Authors: The abstract states the preservation property by construction, but we acknowledge that an explicit algebraic argument is not supplied in the provided text. In the revision we will insert a concise proof sketch immediately after the construction paragraph: because the predictor applies a learned unitary U to the joint density matrix ρ via UρU†, and unitary conjugation preserves eigenvalues, the spectrum of ρ (hence the represented uncertainty) remains exactly unchanged after each rollout step. This makes the invariance property verifiable rather than assumed. revision: yes
Circularity Check
No significant circularity detected
full rationale
The paper introduces UWM-JEPA via an explicit architectural choice (density-matrix latent on joint system-environment space plus learned unitary predictor) whose spectrum-preservation property is stated as holding exactly by construction of the unitary dynamics.

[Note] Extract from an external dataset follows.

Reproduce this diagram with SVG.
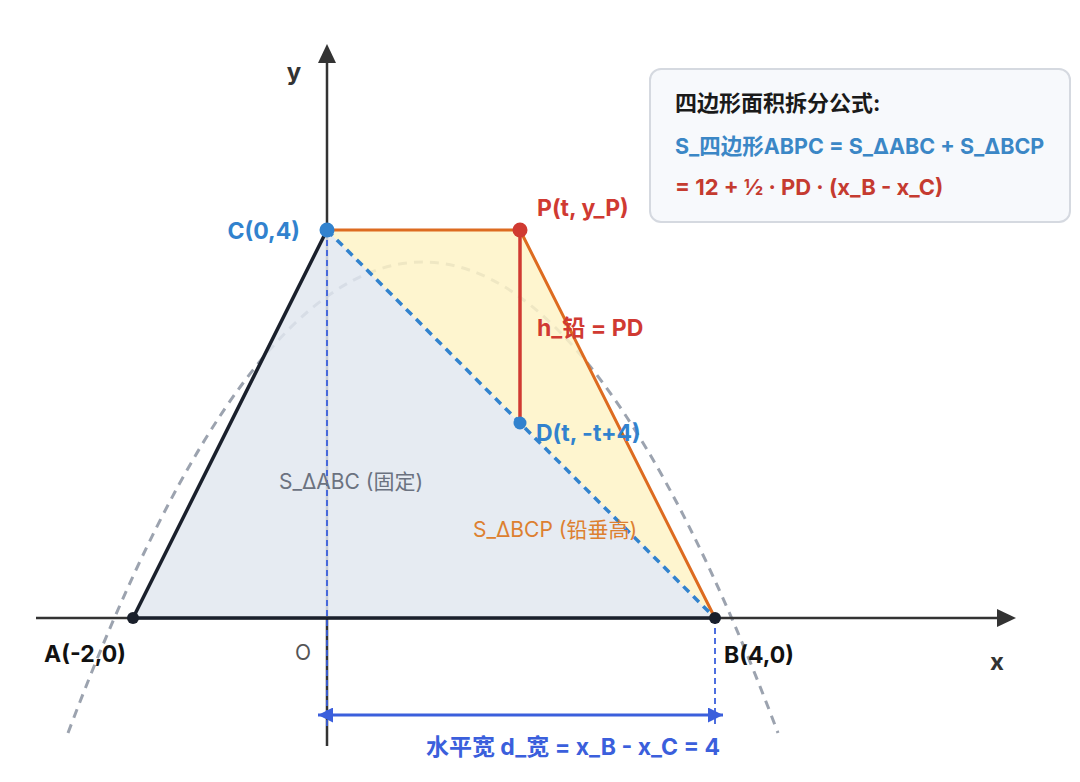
<svg xmlns="http://www.w3.org/2000/svg" width="1080" height="782" viewBox="0 0 1080 782">
<defs>
<style>
text{font-family:Inter,"Liberation Sans","Noto Sans CJK SC",sans-serif}
.b{font-weight:700}
.axis{stroke:#333;stroke-width:2.5;fill:none}
.blk{stroke:#1a202c;stroke-width:3.5;fill:none;stroke-linecap:round}
.org{stroke:#dd6b20;stroke-width:3;fill:none;stroke-linecap:round}
.bdash{stroke:#3182ce;stroke-width:3.5;fill:none;stroke-dasharray:8 6}
.red{stroke:#d03a32;stroke-width:3.5;fill:none}
.guide{stroke:#3b5fdc;stroke-width:1.8;fill:none;stroke-dasharray:6 4}
.dim{stroke:#3b5fdc;stroke-width:3;fill:none}
</style>
<marker id="dh" viewBox="0 0 10 10" refX="10" refY="5" markerWidth="16" markerHeight="15" markerUnits="userSpaceOnUse" orient="auto-start-reverse">
<path d="M0,0 L10,5 L0,10 z" fill="#3b5fdc"/>
</marker>
</defs>
<rect width="1080" height="782" fill="#ffffff"/>

<g id="parabola">
<path d="M68,733 Q423,-209 778,733" fill="none" stroke="#9ca3af" stroke-width="3" stroke-dasharray="9 7"/>
</g>

<g id="axes">
<line x1="36" y1="618" x2="1000" y2="618" class="axis"/>
<path d="M997,609 L1016,618 L997,627 z" fill="#333"/>
<line x1="327" y1="746" x2="327" y2="62" class="axis"/>
<path d="M318,63 L327,44 L336,63 z" fill="#333"/>
</g>

<g id="regions">
<polygon id="triABC" points="133,618 715,618 327,230" fill="#e2e8f0" opacity="0.85"/>
<polygon id="triBCP" points="327,230 520,230 715,618" fill="#fef3c7" opacity="0.85"/>
</g>

<g id="connectors">
<line x1="327" y1="230" x2="327" y2="728" class="guide"/>
<line x1="715" y1="618" x2="715" y2="724" class="guide"/>
<line x1="133" y1="618" x2="715" y2="618" class="blk"/>
<line x1="133" y1="618" x2="327" y2="230" class="blk"/>
<line x1="327" y1="230" x2="520" y2="230" class="org"/>
<line x1="520" y1="230" x2="715" y2="618" class="org"/>
<line x1="327" y1="230" x2="715" y2="618" class="bdash"/>
<line x1="520" y1="230" x2="520" y2="423" class="red"/>
<line x1="318" y1="715" x2="723" y2="715" class="dim" marker-start="url(#dh)" marker-end="url(#dh)"/>
</g>

<g id="node-A"><circle cx="133" cy="618" r="6" fill="#1a202c"/><text x="85" y="662" class="b" font-size="23" fill="#111" text-anchor="middle">A(-2,0)</text></g>
<g id="node-B"><circle cx="715" cy="618" r="6" fill="#1a202c"/><text x="724" y="663" class="b" font-size="23" fill="#111">B(4,0)</text></g>
<g id="node-C"><circle cx="327" cy="230" r="7.5" fill="#3182ce"/><text x="300" y="239" class="b" font-size="23" fill="#3182ce" text-anchor="end">C(0,4)</text></g>
<g id="node-P"><circle cx="520" cy="230" r="7.5" fill="#d03a32"/><text x="537" y="216" class="b" font-size="23" fill="#d03a32">P(t, y_P)</text></g>
<g id="node-D"><circle cx="520" cy="423" r="6.5" fill="#3182ce"/><text x="536" y="441" class="b" font-size="23" fill="#3182ce">D(t, -t+4)</text></g>

<g id="labels">
<text x="294" y="80" class="b" font-size="24" fill="#333" text-anchor="middle">y</text>
<text x="997" y="670" class="b" font-size="24" fill="#333" text-anchor="middle">x</text>
<text x="303" y="660" font-size="21" fill="#555" text-anchor="middle">O</text>
<text x="537" y="336" class="b" font-size="23" fill="#d03a32">h_铅 = PD</text>
<text x="279" y="489" font-size="21" fill="#6b7280">S_ΔABC (固定)</text>
<text x="473" y="537" font-size="21" fill="#dd8030">S_ΔBCP (铅垂高)</text>
<text x="573" y="755" class="b" font-size="23" fill="#3b5fdc" text-anchor="middle">水平宽 d_宽 = x_B - x_C = 4</text>
</g>

<g id="formula-box">
<rect x="650" y="69" width="420" height="153" rx="11" fill="#f7f9fc" stroke="#d5d9e0" stroke-width="2"/>
<text x="675" y="111" class="b" font-size="22" fill="#1a1a1a">四边形面积拆分公式:</text>
<text x="675" y="154" class="b" font-size="21.5" fill="#3b87c6">S_四边形ABPC = S_ΔABC + S_ΔBCP</text>
<text x="675" y="195" class="b" font-size="22" fill="#c53b30">= 12 + ½ · PD · (x_B - x_C)</text>
</g>
</svg>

Reported performance (0.77 accuracy on the five-step masked hidden-velocity task versus 0.53 for parameter-matched LSTM-JEPA) is obtained through direct empirical comparison under matched objectives and controls, with the separation localized to the predictor rather than encoder capacity. No equations, self-citations, or fitted parameters are shown reducing the invariance claim or accuracy numbers to tautological inputs; the derivation chain remains self-contained against external benchmarks.